Whether now is the time to sell depends on who you ask. Some analysts remain quite positive, with Bank of America raised its SanDisk price target to $2,500 from $2,100, and Bernstein recently raising its price targets to $3,000, based on the belief that the current demand for NAND memory will last for several more years.

Others suggest caution, noting that AI-related stocks could see further significant drops before they become attractive buys again, primarily due to concerns over capital expenditures.

On the cautious side, analysts at Morningstar suggested that AI-related stocks might see further declines of 20 to 30% before reaching attractive entry points, citing concerns over future capital expenditure.

For those managing short-term risk after a 600% gain, reducing exposure may be a practical step.

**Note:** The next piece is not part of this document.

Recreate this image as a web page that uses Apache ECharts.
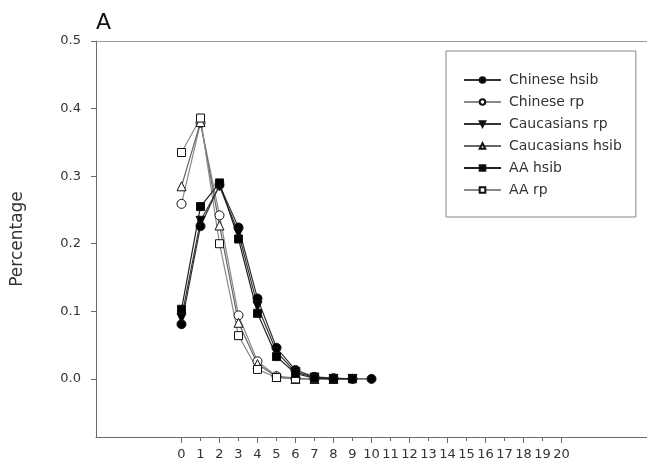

However, for investors focused on long-term AI infrastructure growth, SanDisk maintains a strong product pipeline and significant market visibility, which may support the business despite current market volatility.

Why did South Korean tech giants Samsung and SK Hynix suffer a massive sell-off this week? 

Reports that Meta might lease excess computing power sparked deep fears regarding potential oversupply and excess capacity in AI infrastructure.

How did legal developments contribute to the negative market sentiment for global memory semiconductor stocks?

A California class-action antitrust lawsuit filed against major manufacturers alleged illegal coordination to restrict chip supply and inflate market prices.

Does the business outlook remain positive?

Yes, fundamentals tied to AI infrastructure are intact, with ongoing innovation and strong earnings supporting long-term growth potential.